Natural disasters of 2018
The hurricanes Florence and Michael caused massive destruction in the southeast U.S. during the Atlantic storm season. In the Pacific, Super Typhoons Mangkhut and Yutu rocked the Philippines, Guam, South China and the Mariana Islands. Argentina and Uruguay experienced severe drought.
In May, the Pakistani people experienced one of the deadliest heat waves of their history. For several days, the city of Karachi was above 40 degrees during Ramadan when most people were fasting from dawn to night. According to reports, 180 people lost their lives during the heat wave most of them being women and children.
Floods were the biggest natural disasters in 2018 with reports coming from all over the world throughout the year. According to the Red Cross, the flood that hit North Korea in early September resulted in 151 deaths while thousands of people ended up homeless. The same scenario, occurred in Nigeria in the same month which caused half a million people to leave their homes. The flood caused the death of approximately 200 people and affected roughly 2 million. Japan was also hit by a severe flood in July which caused landslides. Officials said the flooding was particularly bad because much of the rain fell in mountainous areas and funneled down into cities. The flood in Japan cost the lives of 220 people. Monsoon flooding in India killed more than 300 people, mostly due to falling debris after landslides.

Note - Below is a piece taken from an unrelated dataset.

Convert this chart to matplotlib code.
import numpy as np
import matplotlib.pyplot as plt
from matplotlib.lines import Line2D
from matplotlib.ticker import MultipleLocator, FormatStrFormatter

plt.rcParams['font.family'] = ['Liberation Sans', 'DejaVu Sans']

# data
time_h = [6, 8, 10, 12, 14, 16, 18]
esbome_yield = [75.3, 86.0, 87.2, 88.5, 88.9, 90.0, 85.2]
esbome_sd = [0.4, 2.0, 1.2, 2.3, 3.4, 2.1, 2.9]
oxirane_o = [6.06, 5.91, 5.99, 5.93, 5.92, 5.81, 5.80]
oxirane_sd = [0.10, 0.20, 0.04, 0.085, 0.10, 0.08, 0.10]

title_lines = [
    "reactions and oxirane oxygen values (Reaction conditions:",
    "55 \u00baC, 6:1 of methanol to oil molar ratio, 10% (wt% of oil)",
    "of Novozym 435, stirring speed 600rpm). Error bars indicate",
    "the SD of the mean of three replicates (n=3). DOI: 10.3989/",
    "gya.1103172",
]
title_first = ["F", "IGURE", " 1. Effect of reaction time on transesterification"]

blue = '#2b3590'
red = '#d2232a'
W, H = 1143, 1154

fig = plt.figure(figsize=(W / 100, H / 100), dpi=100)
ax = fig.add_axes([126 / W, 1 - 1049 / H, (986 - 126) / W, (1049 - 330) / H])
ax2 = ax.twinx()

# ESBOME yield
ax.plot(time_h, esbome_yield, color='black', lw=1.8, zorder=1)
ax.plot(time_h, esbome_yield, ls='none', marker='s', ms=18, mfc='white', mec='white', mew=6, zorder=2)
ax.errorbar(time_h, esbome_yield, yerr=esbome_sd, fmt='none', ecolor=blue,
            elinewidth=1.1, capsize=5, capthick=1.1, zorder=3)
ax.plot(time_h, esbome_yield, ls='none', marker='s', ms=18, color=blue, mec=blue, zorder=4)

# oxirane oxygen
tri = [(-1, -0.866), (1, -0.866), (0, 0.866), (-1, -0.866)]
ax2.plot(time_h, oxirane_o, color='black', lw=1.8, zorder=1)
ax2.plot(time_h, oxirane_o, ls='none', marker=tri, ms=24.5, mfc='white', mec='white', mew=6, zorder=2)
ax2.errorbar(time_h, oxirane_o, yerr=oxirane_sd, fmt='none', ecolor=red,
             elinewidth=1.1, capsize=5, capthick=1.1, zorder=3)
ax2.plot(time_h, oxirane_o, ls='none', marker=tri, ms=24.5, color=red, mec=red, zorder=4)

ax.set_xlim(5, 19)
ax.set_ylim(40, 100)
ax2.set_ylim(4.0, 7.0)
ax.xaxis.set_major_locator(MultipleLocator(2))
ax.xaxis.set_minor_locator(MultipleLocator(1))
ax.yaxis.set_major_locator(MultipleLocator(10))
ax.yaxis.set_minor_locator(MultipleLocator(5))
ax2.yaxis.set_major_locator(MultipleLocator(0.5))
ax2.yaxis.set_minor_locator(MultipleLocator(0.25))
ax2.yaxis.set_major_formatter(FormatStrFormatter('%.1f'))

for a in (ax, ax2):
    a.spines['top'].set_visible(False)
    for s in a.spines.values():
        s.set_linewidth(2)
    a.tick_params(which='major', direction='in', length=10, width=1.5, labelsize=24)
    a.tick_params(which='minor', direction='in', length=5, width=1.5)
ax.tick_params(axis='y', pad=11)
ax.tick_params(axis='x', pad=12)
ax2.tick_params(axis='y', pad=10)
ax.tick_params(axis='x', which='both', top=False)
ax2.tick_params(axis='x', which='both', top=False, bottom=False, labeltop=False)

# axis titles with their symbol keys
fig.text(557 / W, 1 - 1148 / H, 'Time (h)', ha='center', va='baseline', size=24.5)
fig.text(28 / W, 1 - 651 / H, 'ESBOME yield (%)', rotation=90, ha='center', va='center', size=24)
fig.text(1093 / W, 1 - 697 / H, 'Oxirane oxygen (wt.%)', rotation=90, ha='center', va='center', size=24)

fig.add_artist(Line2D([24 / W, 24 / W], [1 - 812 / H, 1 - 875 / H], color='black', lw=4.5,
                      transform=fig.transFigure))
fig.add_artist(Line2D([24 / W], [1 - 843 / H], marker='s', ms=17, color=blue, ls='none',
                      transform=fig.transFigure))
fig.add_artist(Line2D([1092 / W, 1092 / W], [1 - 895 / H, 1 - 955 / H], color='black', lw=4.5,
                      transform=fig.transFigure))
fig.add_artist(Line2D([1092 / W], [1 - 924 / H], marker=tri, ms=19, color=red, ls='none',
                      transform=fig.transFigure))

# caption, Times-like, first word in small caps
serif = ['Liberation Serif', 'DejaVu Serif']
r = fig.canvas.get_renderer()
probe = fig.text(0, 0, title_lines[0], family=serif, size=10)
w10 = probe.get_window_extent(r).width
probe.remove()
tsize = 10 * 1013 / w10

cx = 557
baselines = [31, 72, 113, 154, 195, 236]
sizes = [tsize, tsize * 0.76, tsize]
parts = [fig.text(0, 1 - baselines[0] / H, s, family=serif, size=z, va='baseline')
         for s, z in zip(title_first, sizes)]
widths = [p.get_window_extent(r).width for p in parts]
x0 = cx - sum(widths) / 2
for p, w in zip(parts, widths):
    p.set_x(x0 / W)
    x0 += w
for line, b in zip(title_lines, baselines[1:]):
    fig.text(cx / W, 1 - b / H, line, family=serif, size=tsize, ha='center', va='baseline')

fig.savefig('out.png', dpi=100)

On December, 22, a tsunami struck the western coast of Java in Indonesia, killing at least 430 people and triggering a state of emergency in the region.
The cost of disasters
Scientists are not able to pinpoint whether natural disaster is a result of a man-made incidents or global climate change; however, according to a study released by the charity Christian Aid, climate change-induced disasters cost nations at least $100 billion worldwide in 2018.

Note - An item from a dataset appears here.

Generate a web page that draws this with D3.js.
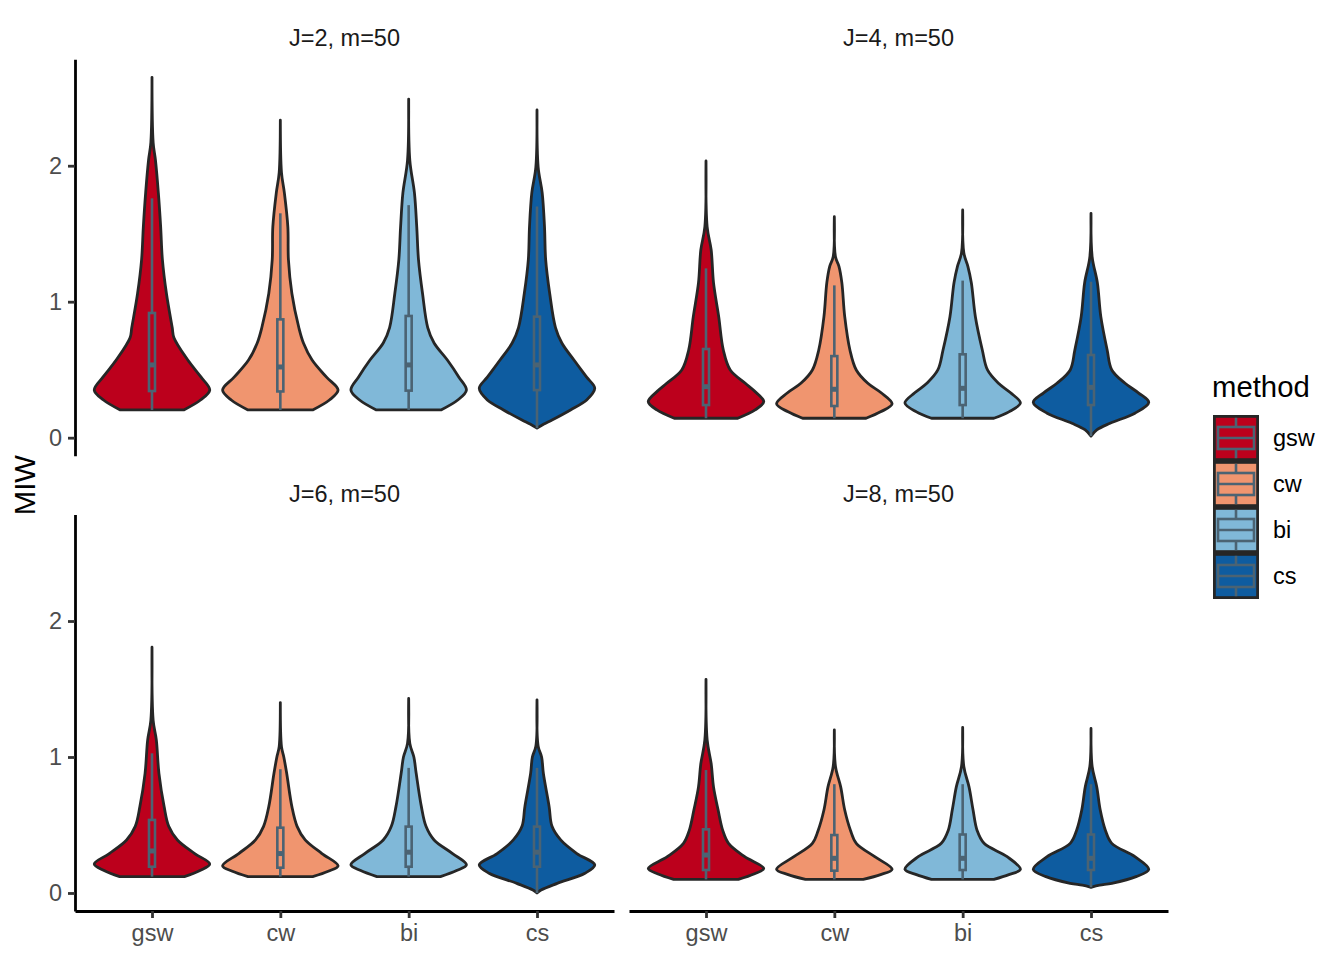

"[The year] 2018 showed the catastrophic threat that climate change presents the world and this was just a shadow of what would come if temperatures continue to rise," Kat Kramer, the global climate lead for the Christian Aid group, told Agence France-Presse (AFP).
The most costly disaster of the year were the hurricanes Florence and Michael, which caused an estimated $17 billion and $15 billion worth of damage, respectively.
Christian Aid found that four events - including the California wildfires, drought in southern Europe and widespread flooding in Japan - cost at least $7 billion each.
What to expect in 2019?
For months, scientist after scientist has been warning the public that this year, the extreme weather events will make life worse than ever.
The recent reports show that an El Nino event is very likely under way, amping up extreme weather already made worse by climate change and increasing the odds that 2019 will be the hottest year in recorded human history.
According to National Geographic, the top four hottest years have been the last four, 2015-2018, driven by increased emissions of heat-trapping carbon dioxide (CO2), which have also reached record levels, according to the World Meteorological Organization (WMO).
Since the temperature rise will continue in 2019, this year, the world is likely to witness more tornadoes, tsunamis, wildfires, floods and droughts.
"The unprecedented floods, droughts, heat waves, wildfires and superstorms we've seen in recent years - are the face of climate change," Michael Mann, distinguished professor of atmospheric science at Penn State University, told AFP.
"The world's weather is becoming more extreme before our eyes - the only thing that can stop this destructive trend from escalating is a rapid fall in carbon emissions."